The importance I am granting to the analytical value of pleasure explains why, in this book, I have continued to use "popular" as a prefix before "culture" in spite of some recent pleas that we need to abandon the term. Thus, Arjun Appadurai and Carol Breckenridge have proposed public as an alternative to popular on the grounds that "it appears to be less embedded in such highly specific western dichotomies and debates as high versus low culture." Christopher Pinney echoes this view when he writes that "conventional notions of 'popular culture' have little analytical use in the context of a global modernity, and in the context of South Asia's positions within that modernity. While I would concur with the claim that the "popular" in India bears little resemblance to that in the West, I would also argue that adopting "public" in its place lead to very little gain. The term "public" has strong associations with the nation-state and with national boundaries; this connection is made explicit in Appadurai and Breckenridge's definition of "public culture" as the "space between domestic life and the projects of the nation state where different social groups [
] constitute their identities by their experience of mass-mediated forms in relation to the practices of everyday life" (italics mine). Such a formulation seems to suggest that our contemporary culture is locate and contained within the space of the nation. Yet, as the subsequent chapters in this book hope to demonstrate, modern Indian culture has always been transnational both in its content and in its appeal. Even as it helps to construct the nation, it incessantly transgresses its boundaries-film music has turned to African and Latin music for inspiration and has been hummed in the Caribbean and in Russia; Bollywood movies travel to Egypt and Japan and features characters living in London or New York; the Indian diaspora takes old art forms like bhangra and makes them utterly contemporary. Indian culture exceeds the nation and it thoroughly global, and is therefore far better described by a term like "popular" which captures both its immense reach as well as the passionate following it enjoys.
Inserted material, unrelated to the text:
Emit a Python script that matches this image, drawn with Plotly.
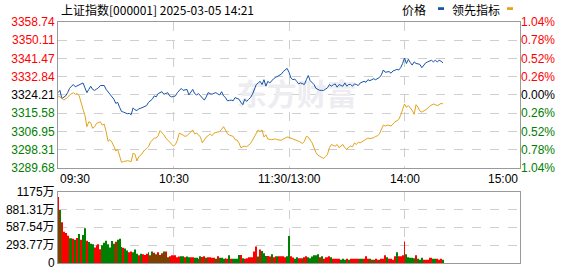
import plotly.graph_objects as go

# ---------------- data ----------------
prev_close = 3324.21
title_text = "上证指数[000001] 2025-03-05 14:21"
series_names = ["价格", "领先指标"]

price = [
    3325.26, 3326.34, 3322.50, 3323.27, 3323.73, 3325.26, 3327.26, 3328.33, 3329.10, 3328.03,
    3328.49, 3329.10, 3329.41, 3329.87, 3327.56, 3325.26, 3326.80, 3328.33, 3326.80, 3326.34,
    3326.95, 3327.56, 3328.64, 3328.49, 3328.64, 3326.80, 3325.72, 3324.80, 3323.73, 3322.19,
    3320.20, 3320.66, 3318.35, 3316.36, 3316.05, 3315.75, 3315.28, 3315.44, 3314.82, 3318.05,
    3317.13, 3316.82, 3317.59, 3317.89, 3318.35, 3318.66, 3319.12, 3320.66, 3321.42, 3322.19,
    3323.73, 3323.27, 3324.80, 3325.26, 3325.72, 3324.49, 3324.96, 3325.26, 3323.73, 3323.27,
    3323.42, 3323.73, 3325.26, 3326.34, 3327.26, 3326.34, 3326.64, 3326.80, 3324.19, 3325.26,
    3326.80, 3324.80, 3324.19, 3324.80, 3323.88, 3322.96, 3321.73, 3323.27, 3325.26, 3324.80,
    3324.49, 3324.96, 3325.26, 3324.65, 3324.19, 3325.72, 3323.73, 3322.96, 3321.42, 3321.58,
    3321.73, 3321.42, 3322.96, 3322.50, 3322.19, 3320.66, 3319.58, 3322.19, 3321.12, 3322.04,
    3322.96, 3324.49, 3326.80, 3329.10, 3329.87, 3330.63, 3329.10, 3331.40, 3328.33, 3330.63,
    3329.87, 3330.94, 3331.86, 3332.48, 3333.09, 3333.70, 3334.01, 3335.24, 3336.01, 3336.77,
    3334.93, 3332.17, 3331.40, 3331.71, 3330.63, 3329.41, 3329.87, 3329.41, 3329.10, 3331.40,
    3333.40, 3330.94, 3330.02, 3329.10, 3327.26, 3326.80, 3326.34, 3326.34, 3326.34, 3326.95,
    3327.56, 3329.10, 3328.33, 3328.95, 3329.41, 3327.87, 3329.10, 3328.64, 3328.33, 3329.87,
    3328.33, 3329.10, 3329.10, 3328.33, 3329.41, 3329.10, 3328.64, 3329.87, 3330.17, 3330.63,
    3330.17, 3331.40, 3330.94, 3331.40, 3331.86, 3331.40, 3332.02, 3332.48, 3333.70, 3336.01,
    3334.93, 3335.09, 3335.24, 3334.47, 3335.55, 3335.85, 3336.31, 3336.01, 3337.08, 3339.08,
    3341.69, 3339.08, 3341.07, 3339.54, 3338.31, 3339.84, 3339.08, 3338.92, 3338.62, 3337.08,
    3338.31, 3339.38, 3339.84, 3340.15, 3340.61, 3339.84, 3340.61, 3339.84, 3340.61, 3340.15,
    3339.38,
]

lead = [
    3323.73, 3323.27, 3322.65, 3321.73, 3322.35, 3322.96, 3324.19, 3324.80, 3325.26, 3324.49,
    3324.80, 3323.73, 3319.89, 3317.43, 3314.52, 3309.14, 3311.45, 3310.99, 3308.38, 3309.14,
    3310.68, 3310.99, 3311.45, 3309.91, 3310.37, 3306.84, 3302.24, 3303.00, 3301.78, 3299.93,
    3297.63, 3298.40, 3295.64, 3292.26, 3292.57, 3292.87, 3293.03, 3292.87, 3292.57, 3296.56,
    3296.10, 3292.87, 3295.02, 3295.64, 3297.17, 3298.09, 3298.71, 3299.63, 3301.78, 3302.70,
    3303.77, 3303.77, 3304.85, 3307.30, 3306.38, 3305.31, 3303.77, 3302.70, 3301.78, 3300.70,
    3299.93, 3300.70, 3302.70, 3306.07, 3305.77, 3305.15, 3304.54, 3304.85, 3305.77, 3306.84,
    3307.61, 3305.77, 3306.07, 3305.31, 3304.23, 3301.47, 3303.00, 3304.23, 3304.85, 3305.77,
    3304.85, 3306.07, 3306.38, 3306.54, 3306.84, 3307.92, 3309.14, 3307.61, 3305.77, 3305.15,
    3304.85, 3304.54, 3303.00, 3302.85, 3301.47, 3299.17, 3299.63, 3299.93, 3299.63, 3300.55,
    3301.16, 3302.70, 3304.23, 3306.07, 3307.61, 3306.84, 3307.61, 3304.23, 3305.31, 3303.31,
    3303.00, 3303.00, 3303.16, 3303.31, 3303.00, 3302.85, 3302.70, 3303.31, 3303.77, 3304.23,
    3304.08, 3303.77, 3303.31, 3303.00, 3302.70, 3302.24, 3301.78, 3301.16, 3302.24, 3304.54,
    3304.23, 3302.70, 3301.47, 3299.17, 3296.86, 3295.64, 3295.02, 3294.56, 3294.10, 3295.02,
    3296.10, 3299.17, 3300.70, 3300.24, 3299.93, 3300.70, 3299.17, 3299.93, 3300.70, 3299.17,
    3298.40, 3299.47, 3299.93, 3299.63, 3301.47, 3300.70, 3301.78, 3301.47, 3302.08, 3302.70,
    3303.00, 3303.77, 3303.47, 3303.62, 3303.93, 3304.54, 3304.85, 3305.77, 3307.61, 3309.91,
    3309.45, 3309.91, 3309.76, 3309.45, 3310.37, 3311.45, 3311.91, 3312.52, 3314.52, 3317.59,
    3319.89, 3318.35, 3319.12, 3318.05, 3316.82, 3314.98, 3319.58, 3318.35, 3316.51, 3316.05,
    3316.51, 3317.13, 3317.74, 3318.82, 3319.58, 3319.89, 3319.58, 3319.12, 3319.58, 3320.20,
    3319.89,
]

# volume in 万 (10k shares)
volume = [
    1085, 873, 672, 513, 492, 450, 407, 407, 397, 381,
    413, 476, 381, 460, 571, 365, 344, 317, 307, 254,
    291, 307, 227, 290, 333, 365, 307, 254, 360, 317,
    349, 381, 397, 265, 249, 238, 206, 175, 190, 175,
    222, 153, 127, 153, 143, 132, 153, 175, 127, 190,
    169, 143, 175, 132, 159, 190, 190, 95, 111, 127,
    127, 127, 95, 106, 111, 111, 95, 106, 95, 95,
    95, 85, 85, 69, 111, 100, 111, 85, 95, 95,
    85, 85, 69, 111, 85, 85, 69, 79, 69, 127,
    69, 69, 69, 69, 132, 132, 79, 69, 79, 95,
    95, 95, 190, 270, 106, 222, 196, 159, 116, 116,
    106, 143, 95, 111, 111, 111, 111, 111, 95, 111,
    444, 111, 90, 69, 95, 79, 79, 79, 95, 111,
    95, 79, 106, 127, 127, 143, 95, 111, 69, 95,
    95, 111, 95, 69, 69, 69, 69, 53, 69, 53,
    69, 53, 69, 69, 69, 69, 69, 69, 69, 69,
    111, 69, 69, 53, 53, 69, 53, 53, 69, 69,
    127, 95, 69, 69, 53, 111, 175, 111, 111, 127,
    354, 143, 95, 85, 85, 79, 127, 69, 53, 85,
    53, 53, 53, 85, 85, 69, 69, 69, 53, 69,
    53,
]

# 1 = up minute (red bar), 0 = down minute (green bar)
vol_up = [
    1, 0, 1, 1, 1, 1, 0, 0, 1, 0,
    1, 0, 1, 0, 0, 1, 0, 0, 0, 1,
    1, 1, 1, 0, 0, 0, 0, 0, 0, 0,
    1, 0, 0, 0, 1, 0, 0, 1, 1, 0,
    0, 0, 1, 0, 1, 1, 1, 0, 1, 0,
    1, 0, 1, 0, 1, 0, 1, 0, 1, 1,
    1, 1, 1, 1, 0, 0, 1, 0, 0, 1,
    1, 0, 0, 1, 0, 1, 1, 0, 1, 1,
    1, 1, 0, 1, 0, 0, 0, 1, 1, 0,
    1, 0, 0, 0, 0, 1, 0, 1, 1, 1,
    1, 1, 1, 1, 0, 1, 0, 0, 0, 1,
    1, 0, 1, 1, 0, 1, 1, 1, 1, 0,
    0, 1, 1, 0, 0, 1, 1, 0, 1, 1,
    0, 0, 0, 0, 0, 0, 1, 0, 1, 1,
    1, 1, 0, 1, 1, 1, 1, 0, 0, 0,
    1, 0, 1, 1, 1, 1, 1, 0, 0, 1,
    1, 1, 0, 1, 0, 1, 1, 0, 1, 1,
    1, 0, 1, 1, 1, 1, 0, 1, 1, 1,
    1, 0, 0, 0, 0, 0, 1, 0, 0, 0,
    1, 1, 1, 1, 1, 0, 0, 1, 1, 1,
    0,
]

price_ticks = [3289.68, 3298.31, 3306.95, 3315.58, 3324.21, 3332.84, 3341.47, 3350.11, 3358.74]
price_tick_labels = ["3289.68", "3298.31", "3306.95", "3315.58", "3324.21", "3332.84", "3341.47", "3350.11", "3358.74"]
pct_tick_labels = ["1.04%", "0.78%", "0.52%", "0.26%", "0.00%", "0.26%", "0.52%", "0.78%", "1.04%"]
vol_ticks = [0, 293.77, 587.54, 881.31, 1175]
vol_tick_labels = ["0", "293.77万", "587.54万", "881.31万", "1175万"]
time_pos = [0, 60, 120, 180, 240]
time_labels = ["09:30", "10:30", "11:30/13:00", "14:00", "15:00"]

# ---------------- styling ----------------
RED = "#ff0000"
GREEN = "#008000"
BLACK = "#000000"
BLUE = "#1653a8"
GOLD = "#e2a31c"
GRID = "#cfcfcf"
BORDER = "#9a9a9a"
FONT = "Liberation Sans, Noto Sans CJK SC, sans-serif"
CJK = "Noto Sans CJK SC, sans-serif"

W, H = 578, 276
ML, MR, MT, MB = 58, 58, 22, 6
PH = H - MT - MB
main_bottom_px = 172
vol_top_px = 196.5
main_dom = [(H - MB - main_bottom_px) / PH, 1.0]
vol_dom = [0.0, (H - MB - vol_top_px) / PH]


def tcolor(v):
    if v > prev_close + 1e-6:
        return RED
    if v < prev_close - 1e-6:
        return GREEN
    return BLACK


left_text = [f'<span style="color:{tcolor(v)}">{t}</span>' for v, t in zip(price_ticks, price_tick_labels)]
right_text = [f'<span style="color:{tcolor(v)}">{t}</span>' for v, t in zip(price_ticks, pct_tick_labels)]

xs = list(range(len(price)))
xl = list(range(len(lead)))
xv = list(range(len(volume)))
bar_colors = [RED if u else GREEN for u in vol_up]

fig = go.Figure()

# watermark (drawn first so lines sit on top)
fig.add_trace(go.Scatter(
    x=[124], y=[prev_close - 1.2], mode="text", text=["东方财富"],
    textfont=dict(family=CJK, size=30, color="#ededf1", weight="bold"),
    hoverinfo="skip", showlegend=False, xaxis="x", yaxis="y",
))

fig.add_trace(go.Scatter(
    x=xs, y=price, mode="lines", line=dict(color=BLUE, width=1),
    name=series_names[0], hoverinfo="skip", showlegend=False, xaxis="x", yaxis="y",
))
fig.add_trace(go.Scatter(
    x=xl, y=lead, mode="lines", line=dict(color=GOLD, width=1),
    name=series_names[1], hoverinfo="skip", showlegend=False, xaxis="x", yaxis="y3",
))
fig.add_trace(go.Bar(
    x=xv, y=volume, marker=dict(color=bar_colors, line=dict(width=0)),
    hoverinfo="skip", showlegend=False, xaxis="x2", yaxis="y2",
))

axis_common = dict(showline=True, mirror=True, linecolor=BORDER, linewidth=1,
                   zeroline=False, showgrid=True, gridcolor=GRID, griddash="dash",
                   gridwidth=1, fixedrange=True)

fig.update_layout(
    width=W, height=H, autosize=False,
    margin=dict(l=ML, r=MR, t=MT, b=MB, pad=0),
    paper_bgcolor="white", plot_bgcolor="white",
    font=dict(family=FONT, size=12, color=BLACK),
    bargap=0.52,
    xaxis=dict(domain=[0, 1], anchor="y", range=[0, 240], tickvals=[60, 120, 180],
               showticklabels=False, ticks="", **axis_common),
    yaxis=dict(domain=main_dom, anchor="x", range=[price_ticks[0], price_ticks[-1]],
               tickvals=price_ticks, ticktext=left_text, ticks="",
               tickfont=dict(family=FONT, size=12), **axis_common),
    yaxis3=dict(overlaying="y", anchor="x", side="right",
                range=[price_ticks[0], price_ticks[-1]],
                tickvals=price_ticks, ticktext=right_text, ticks="",
                tickfont=dict(family=FONT, size=12),
                showgrid=False, zeroline=False, showline=False, fixedrange=True),
    xaxis2=dict(domain=[0, 1], anchor="y2", range=[0, 240], tickvals=[60, 120, 180],
                showticklabels=False, ticks="", **axis_common),
    yaxis2=dict(domain=vol_dom, anchor="x2", range=[0, 1175],
                tickvals=vol_ticks, ticktext=vol_tick_labels, ticks="",
                tickfont=dict(family=FONT, size=12, color=BLACK), **axis_common),
)

annotations = []
# time labels under main chart
for i, (p, t) in enumerate(zip(time_pos, time_labels)):
    anchor = "left" if i == 0 else ("right" if i == len(time_pos) - 1 else "center")
    annotations.append(dict(x=p, xref="x", y=main_dom[0], yref="paper", text=t,
                            showarrow=False, xanchor=anchor, yanchor="top", yshift=-2,
                            font=dict(family=FONT, size=12, color=BLACK)))
# title
annotations.append(dict(x=0, xref="paper", y=1 + (MT - 9) / PH, yref="paper", text=title_text,
                        showarrow=False, xanchor="left", yanchor="middle", xshift=1,
                        font=dict(family=CJK, size=12, color=BLACK)))
# legend texts
leg_y = 1 + (MT - 9) / PH
annotations.append(dict(x=(428 - ML) / (W - ML - MR), xref="paper", y=leg_y, yref="paper",
                        text=series_names[0], showarrow=False, xanchor="right", yanchor="middle",
                        font=dict(family=CJK, size=12, color=BLACK)))
annotations.append(dict(x=(502 - ML) / (W - ML - MR), xref="paper", y=leg_y, yref="paper",
                        text=series_names[1], showarrow=False, xanchor="right", yanchor="middle",
                        font=dict(family=CJK, size=12, color=BLACK)))
fig.update_layout(annotations=annotations)

PW = W - ML - MR


def px_x(v):
    return (v - ML) / PW


def px_y(v):
    return (H - MB - v) / PH


shapes = [
    dict(type="rect", xref="paper", yref="paper", x0=px_x(438), x1=px_x(444),
         y0=px_y(9.6), y1=px_y(6.8), fillcolor=BLUE, line=dict(width=0)),
    dict(type="rect", xref="paper", yref="paper", x0=px_x(507), x1=px_x(513),
         y0=px_y(9.6), y1=px_y(6.8), fillcolor=GOLD, line=dict(width=0)),
]
fig.update_layout(shapes=shapes)

fig.write_html("out.html")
The Meaning of Indian Popular Culture Popular culture is a phenomenon of the modern age. We may legitimately identify certain aspects of culture in past eras as "popular", but the popular, in its truest sense, can be said to exist only within the context of contemporary industrial society. This link between modernity and the popular derives from the vast economic, social and technological transformations that took place in the hundred years between the mid-nineteenth and the mid-twentieth centuries. These changes first originated in the West, but soon spread elsewhere as a consequence of a colonial world order. Of the many developments that would alter the nature of societies, three were of special significance in terms of the making of popular culture. Firstly, the spread of suffrage and of democratic principles meant that popular will and popular taste acquired a value it had lacked before. Where once culture belonged exclusively to the upper classes, now whatever appealed to the masses could also be a claimant to the status of art. Secondly, a series of technological inventions and innovations that included the photograph, the moving pictures, the phonograph, the radio and television, made possible the creation of cultural products that were easily reproduced and transmitted. Insofar as all new artistic production was mass mediated, all "culture" was necessarily inserted into the domain of the popular. Finally, the consolidation of capitalism into its classic form facilitated the crystallization of art and entertainment into exchangeable commodities. Consequently, art could circulate alongside other commodities as part of the vast circuit of consumption that characterizes modern life.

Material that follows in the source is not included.